WRITTEN REQUEST: Nothing but the lines from the top of the data to the line holding "0.867, 0.95, 1.0]" should be printed, word for word and both ends included; leave the pictures out.

DATA SECTION:
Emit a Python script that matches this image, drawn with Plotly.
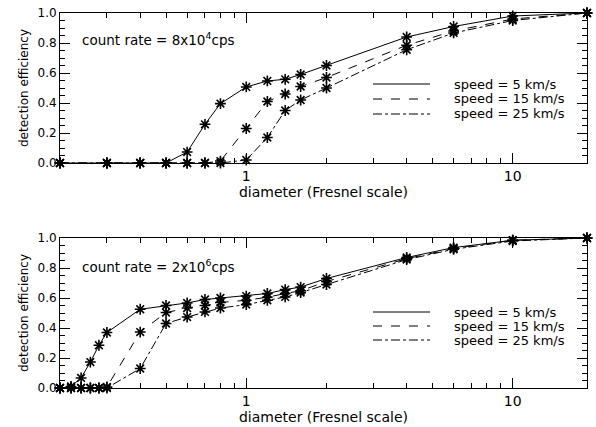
import math
import plotly.graph_objects as go

# ---- data ----
x_top = [0.2, 0.3, 0.4, 0.5, 0.6, 0.7, 0.8, 1.0, 1.2, 1.4, 1.6, 2.0, 4.0, 6.0, 10.0, 19.0]
top_v5 = [0.0, 0.0, 0.0, 0.0, 0.073, 0.258, 0.396, 0.507, 0.547, 0.558, 0.59, 0.65, 0.84, 0.91, 0.98, 1.0]
top_v15 = [0.0, 0.0, 0.0, 0.0, 0.0, 0.0, 0.013, 0.23, 0.41, 0.46, 0.51, 0.57, 0.785, 0.88, 0.96, 1.0]
top_v25 = [0.0, 0.0, 0.0, 0.0, 0.0, 0.0, 0.0, 0.02, 0.17, 0.35, 0.42, 0.50, 0.755, 0.867, 0.95, 1.0]

x_bot = [0.2, 0.22, 0.24, 0.26, 0.28, 0.3, 0.4, 0.5, 0.6, 0.7, 0.8, 1.0, 1.2, 1.4, 1.6, 2.0, 4.0, 6.0, 10.0, 19.0]
bot_v5 = [0.0, 0.01, 0.067, 0.173, 0.285, 0.37, 0.525, 0.55, 0.567, 0.59, 0.60, 0.613, 0.63, 0.656, 0.673, 0.73, 0.87, 0.936, 0.985, 1.0]
bot_v15 = [0.0, 0.0, 0.0, 0.0, 0.0, 0.007, 0.373, 0.503, 0.533, 0.55, 0.57, 0.585, 0.605, 0.63, 0.648, 0.71, 0.862, 0.93, 0.985, 1.0]
bot_v25 = [0.0, 0.0, 0.0, 0.0, 0.0, 0.0, 0.13, 0.43, 0.473, 0.507, 0.533, 0.556, 0.585, 0.607, 0.636, 0.69, 0.856, 0.925, 0.98, 1.0]

series_names = ["speed = 5 km/s", "speed = 15 km/s", "speed = 25 km/s"]
dashes = ["solid", "dash", "dashdot"]
panel_labels = ["count rate = 8x10<sup>4</sup>cps", "count rate = 2x10<sup>6</sup>cps"]
x_ticks = [1, 10]
x_minor = [0.2, 0.3, 0.4, 0.5, 0.6, 0.7, 0.8, 0.9, 2, 3, 4, 5, 6, 7, 8, 9]

FONT = "DejaVu Sans"
W, H = 596, 427
ML, MR, MT, MB = 60, 9, 13, 39
PW, PH = W - ML - MR, H - MT - MB

def py(px):  # pixel y (from top of page) -> paper fraction
    return (H - MB - px) / PH

def pxf(px):  # pixel x -> paper fraction
    return (px - ML) / PW

fig = go.Figure()

panels = [
    (x_top, [top_v5, top_v15, top_v25], "x", "y"),
    (x_bot, [bot_v5, bot_v15, bot_v25], "x2", "y2"),
]

for xs, ys_list, xa, ya in panels:
    for name, ys, dash in zip(series_names, ys_list, dashes):
        fig.add_trace(go.Scatter(
            x=xs, y=ys, mode="lines+markers", xaxis=xa, yaxis=ya, name=name,
            line=dict(color="black", width=1, dash=dash),
            marker=dict(symbol="asterisk-open", size=9, line=dict(color="black", width=1.6)),
            showlegend=False, cliponaxis=False,
        ))

xrange_ = [math.log10(0.2), math.log10(19.0)]

def xaxis_cfg(anchor):
    return dict(
        type="log", range=xrange_, anchor=anchor, automargin=False,
        tickvals=x_ticks, ticktext=[str(v) for v in x_ticks],
        ticks="inside", ticklen=10, tickwidth=1, tickcolor="black",
        minor=dict(tickvals=x_minor, ticks="inside", ticklen=5, tickwidth=1, tickcolor="black"),
        showline=True, linecolor="black", linewidth=1, mirror="ticks",
        showgrid=False, zeroline=False,
        title=dict(text="diameter (Fresnel scale)", font=dict(size=14, family=FONT, color="black"), standoff=0),
        tickfont=dict(size=14, family=FONT, color="black"),
        domain=[0, 1],
    )

def yaxis_cfg(anchor, dom):
    return dict(
        range=[0, 1.0], anchor=anchor, automargin=False,
        dtick=0.2, tick0=0, tickformat=".1f",
        ticks="inside", ticklen=10, tickwidth=1, tickcolor="black",
        minor=dict(dtick=0.05, ticks="inside", ticklen=5, tickwidth=1, tickcolor="black"),
        showline=True, linecolor="black", linewidth=1, mirror="ticks",
        showgrid=False, zeroline=False,
        title=dict(text="detection efficiency", font=dict(size=12, family=FONT, color="black"), standoff=6),
        tickfont=dict(size=12, family=FONT, color="black"),
        domain=dom,
    )

annotations = []
shapes = []
label_y = [39, 266]
legend_rows = [[84, 99, 114], [312, 326, 340]]
for i in range(2):
    annotations.append(dict(
        text=panel_labels[i], xref="paper", yref="paper", x=pxf(80), y=py(label_y[i]),
        xanchor="left", yanchor="middle", showarrow=False,
        font=dict(size=13.5, family=FONT, color="black")))
    for name, dash, ry in zip(series_names, dashes, legend_rows[i]):
        shapes.append(dict(type="line", xref="paper", yref="paper",
                           x0=pxf(373), x1=pxf(430), y0=py(ry), y1=py(ry),
                           line=dict(color="black", width=1, dash=dash)))
        annotations.append(dict(
            text=name, xref="paper", yref="paper", x=pxf(452), y=py(ry),
            xanchor="left", yanchor="middle", showarrow=False,
            font=dict(size=13, family=FONT, color="black")))

fig.update_layout(
    width=W, height=H,
    margin=dict(l=ML, r=MR, t=MT, b=MB, autoexpand=False),
    paper_bgcolor="white", plot_bgcolor="white",
    font=dict(family=FONT, size=12, color="black"),
    showlegend=False,
    xaxis=xaxis_cfg("y"),
    yaxis=yaxis_cfg("x", [py(163), 1.0]),
    xaxis2=xaxis_cfg("y2"),
    yaxis2=yaxis_cfg("x2", [0.0, py(238)]),
    annotations=annotations,
    shapes=shapes,
)

fig.write_html(
    "out.html",
    config={"displayModeBar": False},
    post_script="document.body.style.margin='0';document.body.style.padding='0';",
)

OUTPUT OF THE TASK:
Emit a Python script that matches this image, drawn with Plotly.
import math
import plotly.graph_objects as go

# ---- data ----
x_top = [0.2, 0.3, 0.4, 0.5, 0.6, 0.7, 0.8, 1.0, 1.2, 1.4, 1.6, 2.0, 4.0, 6.0, 10.0, 19.0]
top_v5 = [0.0, 0.0, 0.0, 0.0, 0.073, 0.258, 0.396, 0.507, 0.547, 0.558, 0.59, 0.65, 0.84, 0.91, 0.98, 1.0]
top_v15 = [0.0, 0.0, 0.0, 0.0, 0.0, 0.0, 0.013, 0.23, 0.41, 0.46, 0.51, 0.57, 0.785, 0.88, 0.96, 1.0]
top_v25 = [0.0, 0.0, 0.0, 0.0, 0.0, 0.0, 0.0, 0.02, 0.17, 0.35, 0.42, 0.50, 0.755, 0.867, 0.95, 1.0]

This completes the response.